Misaligned Incentives

The way businesses produce, the way they encourage consumption, and the way they design products and choose suppliers have enormous environmental implications. Environmentalists have looked to government intervention to curb bad practices and encourage good ones—through regulations, taxes, subsidies, reporting requirements, and other measures.

arena hosting a shareholders meeting

A Walmart shareholders meeting. (Walmart, Creative Commons 1.0)

Regulation creates, at best, a hostile relationship between businesses and government (and environmentalists). But the bigger problem is that regulatory tools don’t touch incentives internal to businesses. To change the way businesses make things and deliver services, we need to think first about how businesses are designed.

For example, corporate law in the USA imposes fiduciary duties on directors to act in the best interest of their shareholders. A corollary to this principle is that corporate directors must act to maximize shareholder value, defined in terms of distributed profits. In pursuit of maximized profits, corporate directors can ignore the health of the environment, labor, or local communities in their decision-making. In fact, they can be held legally liable if caring for the interests of these other stakeholders depresses profits.

Alternative Designs             

Other ways of designing businesses go to the heart of their operations.

First, we can change the purpose of businesses to incorporate or even prioritize environmental benefits. Most states have adopted legislation creating new legal forms of enterprise, such as social purpose corporations and benefit corporations, that specify that corporate managers must take social or environmental considerations into account when making decisions. These businesses, such as Patagonia, continue to function in many ways as conventional firms.

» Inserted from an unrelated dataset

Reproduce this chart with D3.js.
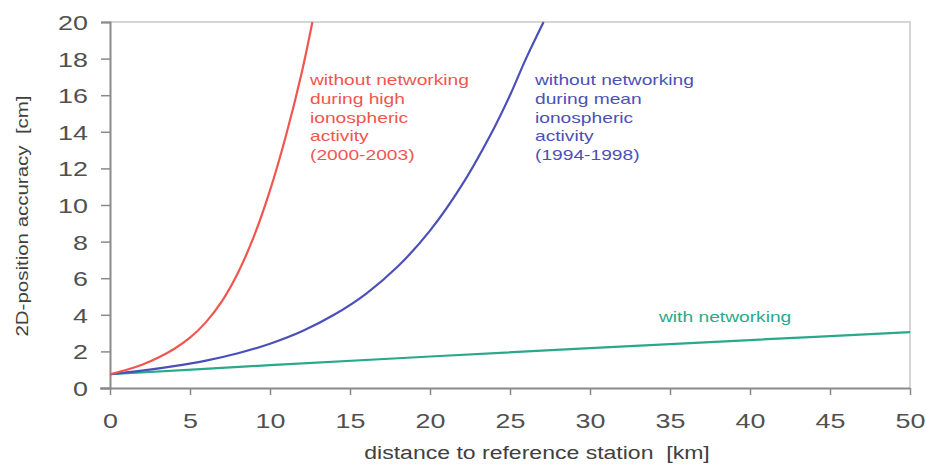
<!DOCTYPE html>
<html>
<head>
<meta charset="utf-8">
<script src="https://cdn.jsdelivr.net/npm/d3@7"></script>
<style>
  body { margin: 0; background: #fff; }
  #chart text { font-family: "Liberation Sans", Arial, sans-serif; }
</style>
</head>
<body>
<div id="chart"></div>
<script>
const xTicks = [0, 5, 10, 15, 20, 25, 30, 35, 40, 45, 50];
const yTicks = [0, 2, 4, 6, 8, 10, 12, 14, 16, 18, 20];

// values (distance km, accuracy cm)
const highDist = [0, 1, 2, 3, 4, 5, 6, 7, 8, 9, 10, 11, 12, 12.65];
const highAcc = [0.75, 0.98, 1.27, 1.65, 2.13, 2.75, 3.6, 4.75, 6.3, 8.3, 10.8, 13.8, 17.3, 20];

const meanDist = [0, 2, 4, 6, 8, 10, 12, 14, 16, 18, 20, 22, 24, 25, 26, 27.1];
const meanAcc = [0.75, 0.95, 1.2, 1.5, 1.9, 2.42, 3.1, 4.0, 5.15, 6.65, 8.6, 11.1, 14.2, 16.0, 18.0, 20];

const netDist = [0, 10, 20, 30, 40, 50];
const netAcc = [0.75, 1.25, 1.72, 2.18, 2.62, 3.05];

const highLabel = ["without networking", "during high", "ionospheric", "activity", "(2000-2003)"];
const meanLabel = ["without networking", "during mean", "ionospheric", "activity", "(1994-1998)"];

const width = 926;
const height = 466;
const margin = { top: 22, right: 16, bottom: 78, left: 110 };
const stretch = 1.28; // the source picture is widened, so its text is too

const svg = d3
  .select("#chart")
  .append("svg")
  .attr("width", width)
  .attr("height", height);

const x = d3.scaleLinear().domain([0, 50]).range([margin.left, width - margin.right]);
const y = d3.scaleLinear().domain([0, 20]).range([height - margin.bottom, margin.top]);

// frame: light top and right borders
svg
  .append("path")
  .attr("d", `M${x(0)},${y(20)}H${x(50)}V${y(0)}`)
  .attr("fill", "none")
  .attr("stroke", "#c8c8c8")
  .attr("stroke-width", 1.5);

const xAxis = svg
  .append("g")
  .attr("transform", `translate(0,${y(0)})`)
  .call(d3.axisBottom(x).tickValues(xTicks).tickSize(7).tickPadding(18));

const yAxis = svg
  .append("g")
  .attr("transform", `translate(${x(0)},0)`)
  .call(d3.axisLeft(y).tickValues(yTicks).tickSize(9).tickPadding(13));

[xAxis, yAxis].forEach((g) => {
  g.select(".domain").attr("stroke", "#8a8a8a").attr("stroke-width", 2);
  g.selectAll(".tick line").attr("stroke", "#8a8a8a").attr("stroke-width", 1.5);
  g.selectAll(".tick text")
    .attr("font-size", 21)
    .attr("fill", "#505050")
    .attr("transform", `scale(${stretch},1)`);
});
xAxis.select(".domain").attr("d", `M${x(0) - 10},0.5H${x(50)}`);
yAxis.selectAll(".tick text").attr("x", -22 / stretch).attr("dy", "0.36em");

const line = d3
  .line()
  .x((d) => x(d[0]))
  .y((d) => y(d[1]))
  .curve(d3.curveCatmullRom.alpha(0.5));

const series = [
  { dist: netDist, acc: netAcc, color: "#2aa98a" },
  { dist: meanDist, acc: meanAcc, color: "#4b50b8" },
  { dist: highDist, acc: highAcc, color: "#f0564e" },
];

series.forEach((s) => {
  svg
    .append("path")
    .datum(s.dist.map((d, i) => [d, s.acc[i]]))
    .attr("d", line)
    .attr("fill", "none")
    .attr("stroke", s.color)
    .attr("stroke-width", 2.2);
});

function addLabel(lines, lx, ly, color) {
  const t = svg
    .append("text")
    .attr("transform", `translate(${lx},${ly}) scale(${stretch},1)`)
    .attr("font-size", 15)
    .attr("fill", color);
  lines.forEach((l, i) => {
    t.append("tspan").attr("x", 0).attr("dy", i === 0 ? 0 : 18.8).text(l);
  });
}

addLabel(highLabel, 310, 85, "#f0564e");
addLabel(meanLabel, 535, 85, "#4b50b8");
addLabel(["with networking"], 659, 322, "#2aa98a");

svg
  .append("text")
  .attr("transform", `translate(537,459) scale(${stretch},1)`)
  .attr("text-anchor", "middle")
  .attr("font-size", 18)
  .attr("fill", "#404040")
  .text("distance to reference station\u00a0\u00a0[km]");

svg
  .append("text")
  .attr("transform", `translate(28,216) rotate(-90) scale(${stretch},1)`)
  .attr("text-anchor", "middle")
  .attr("font-size", 16)
  .attr("fill", "#404040")
  .text("2D-position accuracy\u00a0\u00a0[cm]");
</script>
</body>
</html>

They have products, services, customers, expenses, and revenues like any other business. The difference is that shareholders can’t sue them if these firms decide to forgo profits in favor of environmental protection.

Second, we can change the way businesses are governed. Currently, most answer to a relatively narrow range of investor shareholders. But other ways of governing firms can “embed” environmentalism and worker protection into decision-making. In cooperatives and mutual associations, for example, local workers can ensure that business decisions benefit communities threatened by environmental deterioration rather than  geographically distant shareholders. Open-source and commons-based enterprise open the doors to environmental protection even wider. The business “Faith in Nature” has even appointed a “Nature Guardian” to its board. Its job is to give nature a voice and a vote in business strategy. Such governance structures provide an additional internal incentive—and legal grounding—for businesses to take environmental and social considerations into account.

A graphic showing four types of social enterprise

Alternative ways of designing a business to encourage sustainability. (Financestrategists, Creative Commons 2.0)

Finally, we need to take on the elephant in the room: profit. If businesses aim to maximize profit, they will be compelled to maximize production and consumption. This dynamic is difficult to balance with any environmental commitments a business might otherwise have made.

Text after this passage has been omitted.